Tech news roundup

How time flies! Another week has zipped by, and it's time once again for our Friday roundup of key tech stories from the past few days.

BERT helps Google to deliver more relevant search results

Google Search processes more than 5 billion searches per day, and a fair number of those (roughly 15% according to Google themselves) use queries that the search engine has never seen before. So how does The Big G deliver an accurate answer when it's completely unfamiliar with the question?

Well, we haven't yet reached the point where computers can understand word strings in the same way humans can, but Google announced this week that they'd taken a great big step towards that goal. BERT (Bidirectional Encoder Representations from Transformers) is a neural network-based technology that helps Google Search to "process words in relation to all the other words in a sentence, rather than one by one in order".

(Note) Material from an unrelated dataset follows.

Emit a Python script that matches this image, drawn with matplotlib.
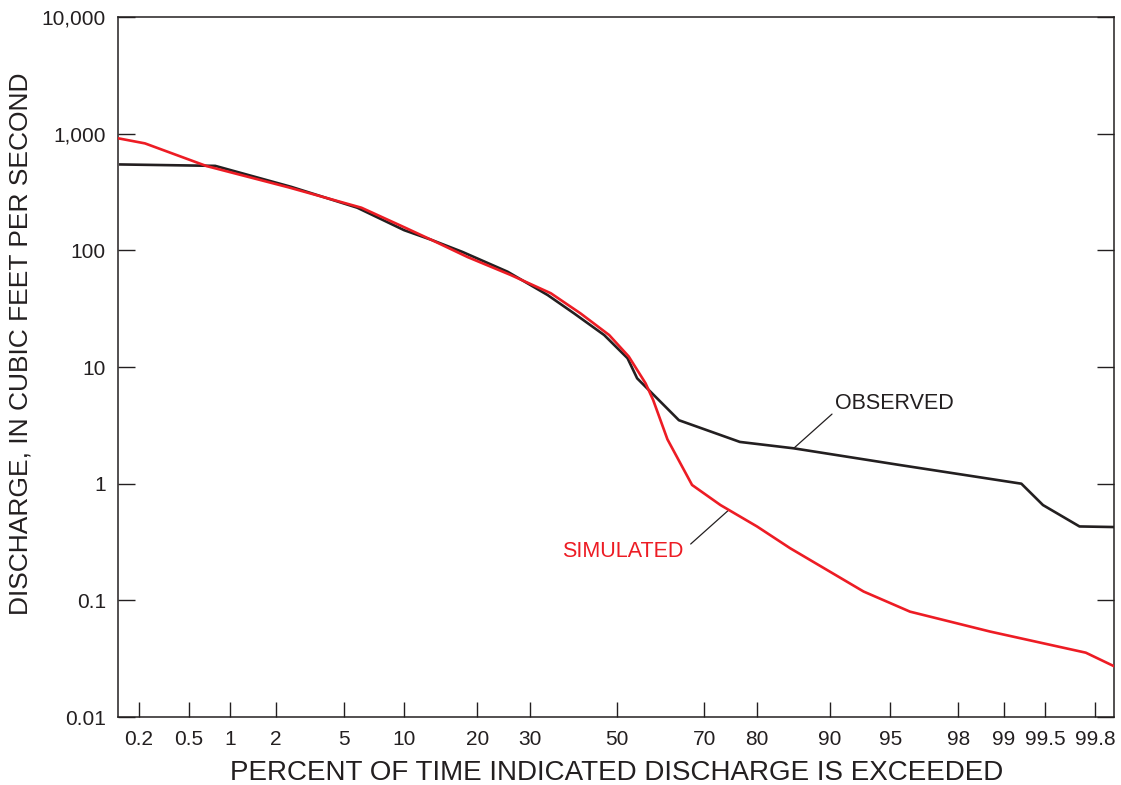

What this means is that, in theory, Google will no longer overlook the importance of a word like 'to' in the query '2019 brazil traveller to usa need a visa'. On its own, the word 'to' may seem unimportant, but it has a big impact on the meaning of that search term as a whole. This is one example of how BERT will help Google Search to deliver more relevant answers.

This change will supposedly impact the Google results shown for 1 in 10 English-language searches. Read Google's own blog post on BERT here.

Pixel 4 has arrived

In other Google-related news, the company's latest smartphone - Pixel 4 - is now available.

Pixel 4's key selling points include:

  • Google assistant
  • Motion sense
  • Improved camera

Not to mention the very colourful advert, which you can view on Twitter.

The news - brought to you by Facebook

Finally, some US users spotted a new feature in the Facebook app this week. Facebook News will feature content from publishers like BuzzFeed News and The Wall Street Journal, some - but not all - of whom will be paid for their participation.

The shiny new Facebook News tab will be curated by human editors, and users can personalise the tab to make sure they're only seeing stories that interest them. This feature hasn't rolled out in the UK yet - it's not even widespread in America at the moment - but we could be seeing it on our phones before long.